Thursday, August 14, 2014

The Rash and the Pinkie

June 17, 2014

I’ve been coaching high school debate for 18 years. With around 15 tournaments each year and countless hours after school, I did the math and realized that—if those days were stacked one onto the next-- I have spent around 3-and-a-half solid years with my debaters.  Don’t get me wrong:  I’ve loved nearly every moment.  But one cannot take an average of 80+ teenagers each weekend to 270 tournaments without something happening sometime that is less than ideal.

One such instance was at the state debate tournament a few years ago.  My top debate team was comprised of two charming and brilliant young men—one a junior, one a senior. The night before competition began, the senior knocked at my door around 11:30pm.  I opened the door to find this fair-haired, fair-skinned, eloquent and usually calm scholar scratching his chest maniacally and twitching in pain.  I ushered him in, alongside my male assistant coach.

“What is it, Matt?” I asked.

“I just…I can’t, I can’t, I can’t stand it anymore,” he managed, unable to stand still.

“What?” I implored.

He struggled to put a sentence together. “Well, see, I’m going to California next week and I’ve been going to a tanning bed to get some color before I hit the beach.  I think I’m having a reaction to the tanning lotion.”  The twitching and scratching persisted.  The poor boy was clearly in agony, but I was still a tad amused at his predicament.  “I know, I know,” he said, seeing my slight smirk.  “It’s ridiculous.”

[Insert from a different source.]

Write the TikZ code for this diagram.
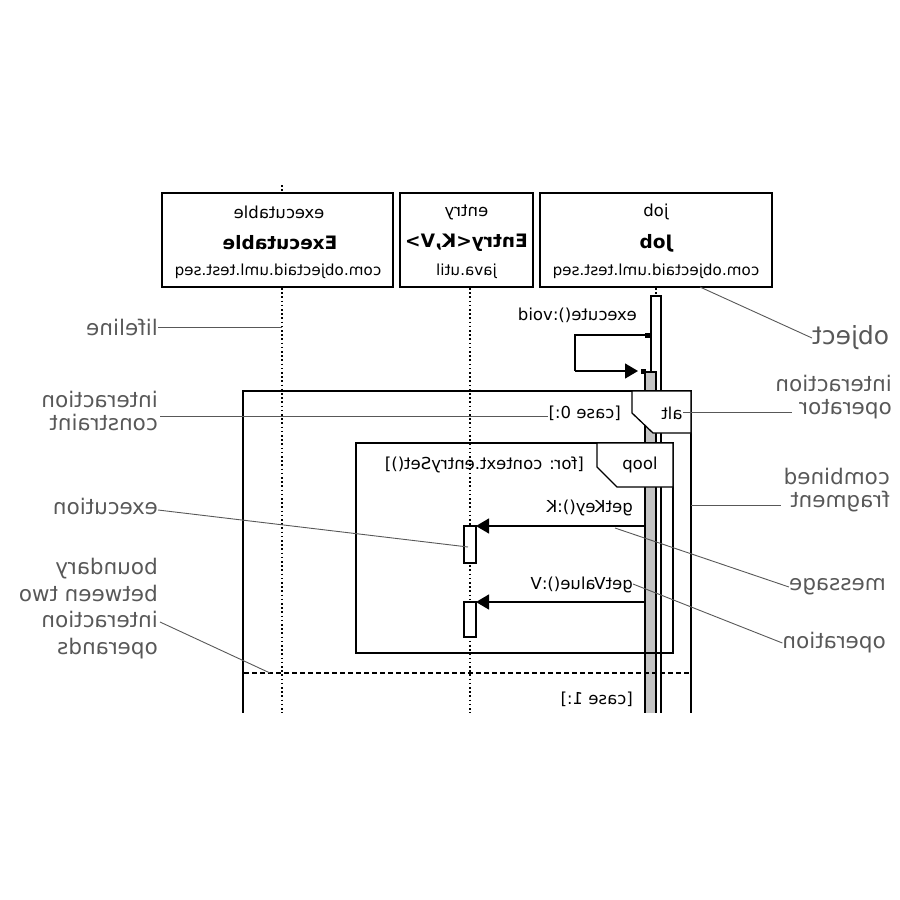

Okay, I said.  I took a breath. “Show me.”

With that, he lifted his shirt to reveal one of the most heinous displays of irritated, rash-laden, completely disgusting skin I’ve ever seen.  And it was all over his ample torso.  I’m certain I gasped.  The look of horror on my face was not lost on him.

“I’ll meet you at the car,” I said, grabbing my keys.

We ventured to the nearest emergency room where Matt sat writhing in his seat while he waited for relief.  When finally he was whisked away to be examined, I took a moment to take in the sights and sounds of the middle-of-the-night ER waiting room.  Faith in humanity can be vigorously compromised by such surroundings.  This ER did not disappoint.  As I waited for news of treatment for the big rash, for example, an elderly lady was wheeled in.  She sat about 10 feet from me and was twitching much like Mike, but without clawing at her abdomen.  Every so often she would scream, “I’s gonna kill myself!” And some other weeping and wailing and gnashing of teeth would accompany her proclamations.  Don’t get me wrong: threats of suicide and obvious distress are not at all funny.  But at 2am with a debater being treated for a tanning lotion rash, I was searching for a bit of levity.  I found it.

Finally Matt got a prescription which we filled en route to the hotel.  
What makes this story even more memorable is the fact that Matt (debating with little sleep and even less comfort) and his partner proceeded to win the state championship that weekend.  All that suffering for a good cause.

But the story persists.

The following year, Matt's partner Ben had joined forces with an impressive redheaded senior named Thomas.  Again, at the state tournament, all had gone well for the boys in the first day of competition, and they were set to debate in the championship round the following afternoon for the state title.  They remained at the hotel that morning while I took the other students to competition. Around 11am I got the phone call.  It was Thomas.

“Um, I don’t know how to tell you this…” he began.

“What is it?” I felt a bit of panic surge up to my throat.  This was never a good way to begin a conversation.

“Well, Ben slipped in the shower and he thinks he broke his pinkie.  He apparently tried to grab the shower curtain but it was no use.” Ben was not a small fellow.

“I’ll be right there,” I responded.  

Indeed, I arrived to find said pinkie no longer straight, but rather the top half was nearly perpendicular to the bottom.  I assuaged the feeling of nausea that hit at the sight of the misshapen fingerby turning my attention instead to the task at hand.  No pun intended. Back to the ER we trekked.  

I stood next to Ben as the doctor popped his pinkie back into place.  He was a trooper.  I had to avert my eyes.  With meds and a bandaged hand, we had just a couple hours before the debate was slated to begin. Unfortunately, the pinkie was on Ben’s dominant hand.  Any good debater will tell you that the ability to write and take notes rapidly is a key to success.  While the pinkie is hardly pivotal in the writing process, a splint and a sore finger can prove a hindrance.  Such was the case for the two.  While they both believed they had won, the decision was 2-1 against them.  But 2nd place at the state tournament , we all agreed, was nothing at which to sneeze.


Ben and Matt, just after learning they had won the State Championship. Matt was able to stop itching...for awhile.